4. Considerações finais
Na Constituição Federal de 1988 foi assegurado o acesso à justiça, expressão ampla que abarca um complexo de direitos fundamentais relacionados com o processo, dentre eles o de serem concedidas as mesmas possibilidades de êxito na demanda. A mesma Carta Constitucional determina ao Estado brasileiro a promoção da defesa do consumidor na forma da lei.
A partir do Código de Defesa do Consumidor, vigorou uma nova sistemática nas relações de consumo, com o fito de solucionar a vulnerabilidade do consumidor reconhecida no próprio texto legal.
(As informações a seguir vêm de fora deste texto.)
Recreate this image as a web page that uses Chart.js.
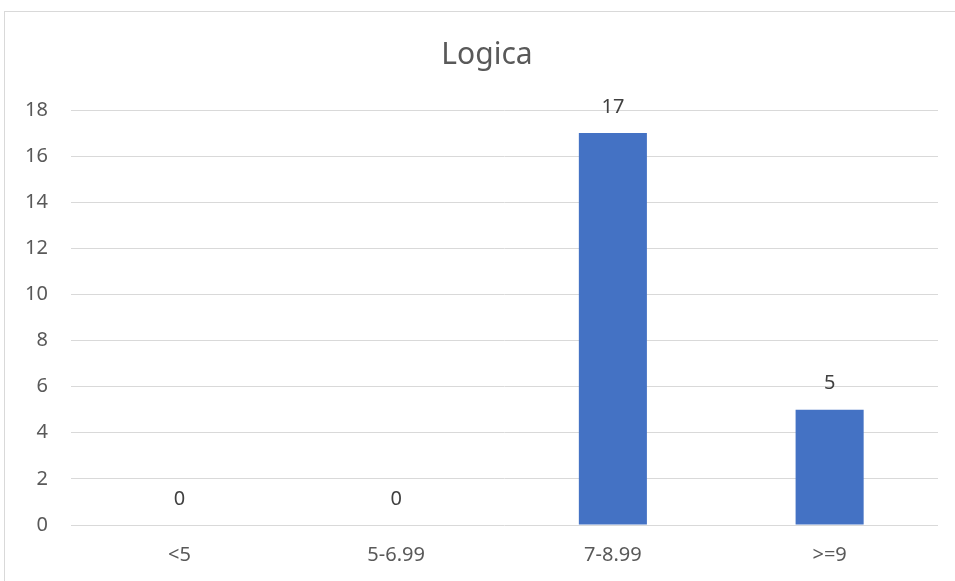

Buscou-se concretizar o ideal de redução da desvantagem jurídica na qual se encontrava o consumidor para efetivação de seus direitos perante o Poder Judiciário.
Deixando evidente que a promoção da defesa do consumidor não se resume à mera outorga abstrata e formal de direitos, reconheceu-se a necessidade de implementação de medidas capazes de efetivamente proteger o vulnerável nas relações de consumo, possibilitando-lhe o acesso a um provimento jurisdicional justo.
O gozo dos direitos previstos no Código de Defesa do Consumidor, assim, passa necessariamente pela facilitação da defesa dos direitos em juízo que, como visto, não tem a intenção de penalizar o fornecedor ou garantir sempre a procedência da pretensão do consumidor, mas apenas proporcionar equilíbrio na relação processual, evitando a prevalência da superioridade fática, técnica e econômica do fornecedor.
A aplicação do instituto deverá ser realizada pelo juiz independentemente de requerimento das partes quando evidenciada a existência de relação de consumo e, segundo as regras de experiência, for constatada a verossimilhança das alegações do consumidor ou sua hipossuficiência.
Por tais razões, pode-se dizer que o aprofundamento do estudo do princípio da facilitação da defesa do consumidor em juízo é de extrema importância, pois a correta aplicação das normas protetivas contribui de forma decisiva para se atingir as finalidades almejadas pelo Código de Defesa do Consumidor, ocupando a inversão do ônus probatório papel de destaque na busca pelo integral acesso à justiça do consumidor.